- Historic Sites
They went to the woods with rod and gun—and gloves, servants, caviar, and champagne
October/November 1978 | Volume 29, Issue 6
Comfort in camp, Hallock advised, should be every hunter’s “main business.” In sleeping, “No more cover should be used than will keep the body at natural heat.… Keep your feet to the fire, but don’t let them burn.” Coffee grounds, said Hallock, are “very useful to keep fish fresh.… [Sprinkle] thickly into the belly and mouth … the more grounds used to each fish the better.” In walking, he urged the sportsman always to run his eye along the trail “at least a rod in advance.” And he favored the use of one’s felt hat in drinking from forest pools, for if one sipped the water while lying flat on the stomach, there was “a real danger of swallowing living creatures that may possibly cause serious difficulty afterwards.”
Hallock’s bible also provided what may well have been the first comprehensive directory of “principal resorts for fish and game” in North America. Not surprisingly, it found little to recommend in the West. Of New Mexico, for example, Hallock reported that “The greater portions of the entire territory … are occupied by vast sterile plains [and]… are subject to the incursions of the Apaches.… for the sportsman, New Mexico has few attractions.”
Hallock’s Atlantic seaboard constituents, in any event, were not much attracted to any part of the West. A few, such as George Bird Grinnell, Hallock’s successor as editor of Forest and Stream , did cross the Plains to the Rockies and beyond in quest of big game; and later, Theodore Roosevelt would write glowing reports of sporting under the big sky. But for the most part, the Eastern gentry looked to its own backyard. And with good reason. The Dakotas were infested with ruffians and louts, but only gentlemen went afield in the Adirondacks.

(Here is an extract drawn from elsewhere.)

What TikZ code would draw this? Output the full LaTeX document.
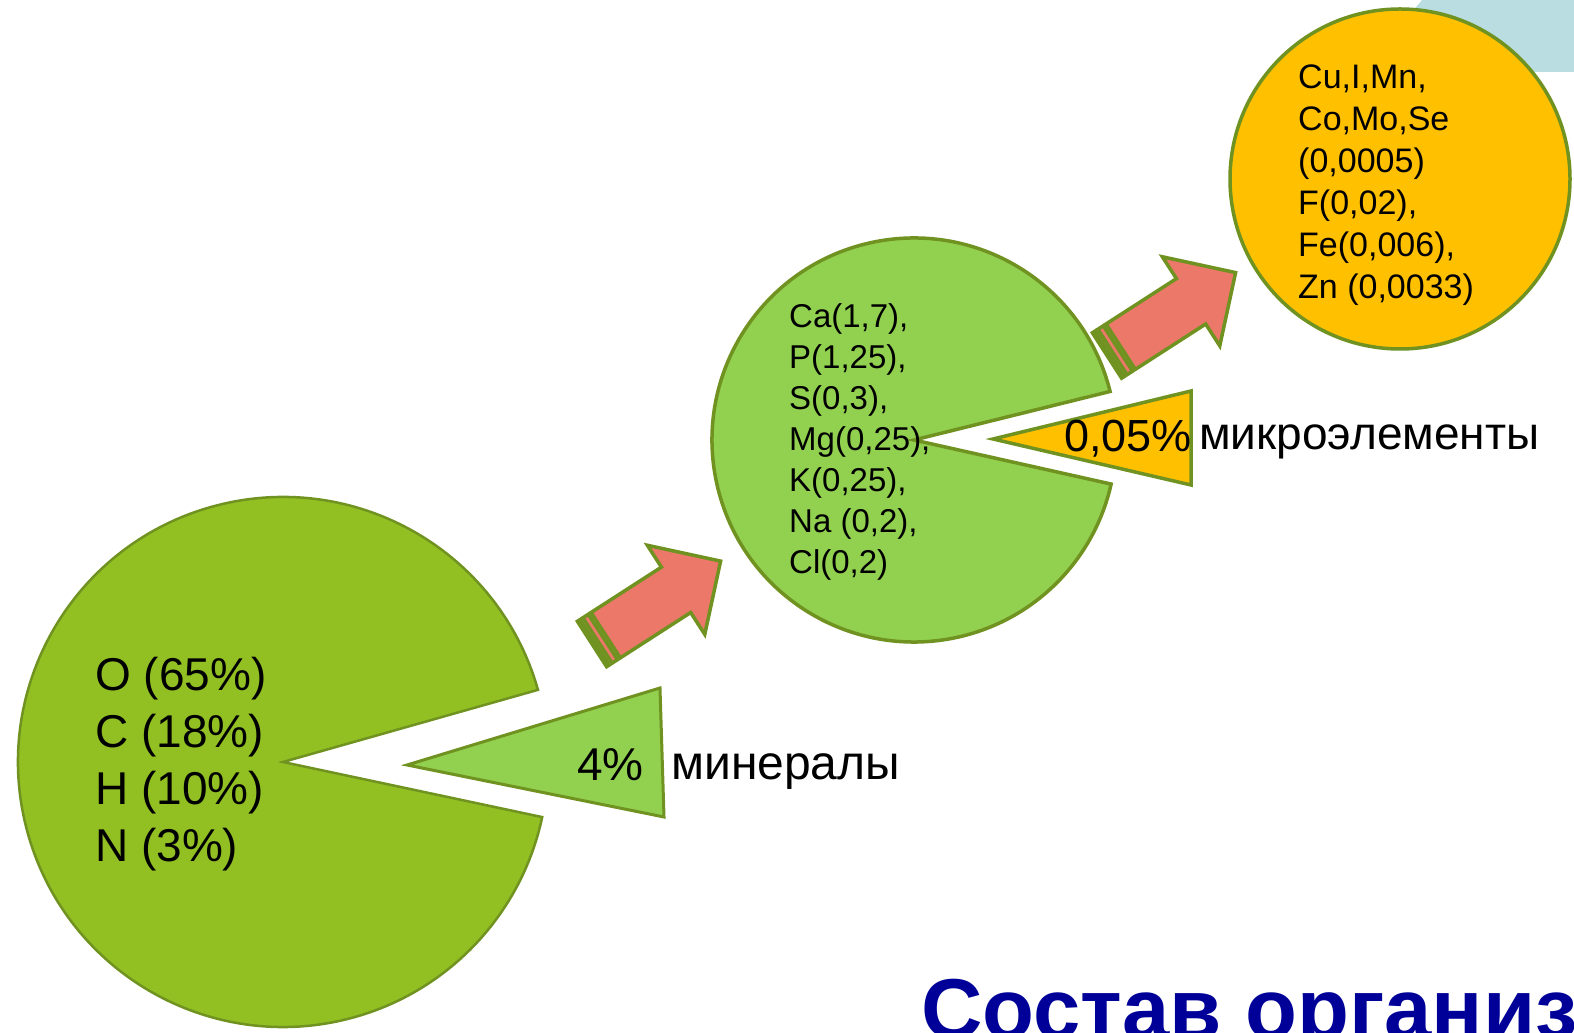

Of all the popular fish and game “resorts,” the Adirondack region of New York surely reigned as number one during the last quarter of the nineteenth century. Though its woods were no wilder than northern Maine’s, they possessed a singular physiographic advantage found nowhere else in the East (with the sole exception, on a smaller scale, of Maine’s Rangeley Lakes district). The advantage was a vast network of interconnected lakes and streams navigable by pirogue and guideboat. One could travel for miles without soiling the collar or blistering the feet. The gentry then was not much enamored of tramping.
For the first generation of sportsmen, it might be said that the Adirondacks were discovered in 1869 by William Henry Harrison Murray, a Boston clergyman with strong faith in the recuperative power of balsam-scented air and a certain flair for fact mixed with fiction. In the spring of that year—on or about April Fool’s Day, according to one chronicler—there appeared in the bookstalls of Boston and New York a thin volume by Murray entitled Adventures in the Wilderness; or, Camp-Life in the Adirondacks . By whatever standard best sellers were measured in those days, Murray’s opus was soon among them. By June, the stampede was on as readers rushed from their city homes and offices to book passage to Murray’s “Sportsmen’s Paradise.”
There was much sensible information in Murray’s book. He emphasized simplicity of dress: stout pantaloons, a felt hat, and buckskin gloves were de rigueur , and for the ladies, a “net of fine Swiss mull … to slip over the head … and you can laugh defiance at the mosquitoes.…” He listed as necessary provisions only coffee, tea, sugar, pepper, potatoes, pork, and condensed milk, for the staples would be venison and trout. He urged caution in the selection of guides: “With an ignorant guide you will starve; with a lazy one you will lose your temper.” He described the alternate routes of access; one was by rail to Lake Champlain, by steamer to Port Kent, by coach to Keeseville, whence, by whatever mode available, one traveled fifty miles over a plank road to Martin’s Hotel on the Lower Saranac. And all manner of sporting, wrote Murray, was “easy and romantic.” A mixture of sweet oil and tar would fend off biting insects. As for other troublesome critters, there were none to fear: “Now, fortunately, the panther is almost wholly unknown in this region.”
Murray, however, was not content with guidebook prose. Fiction began to overtake fact. There were incredible waterfalls which Murray and his trusty guide had shot in their boat; there were “a thousand lakes, many yet unvisited”; there was a “Nameless Creek” where pairs of two-pound trout leapt to the cast of every fly. Readers who hastened to the mountains found no undiscovered lakes or nameless creeks; nor did they find the sporting that easy and romantic. But the disenchanted, dubbed “Murray’s Fools” by a mocking press, in short time were replaced in the woods by a sizable cadre of sophisticated sportsmen who could wink at the author’s tall tales and still be grateful for the rest of it. In fact, Murray had been far more accurate about the Adirondacks than most of the writers of his day. One J. T. Headley, for example, claimed in 1849 that Tahawus (Mt. Marcy) was the second highest mountain “in the Union”; it actually measures 5,344 feet.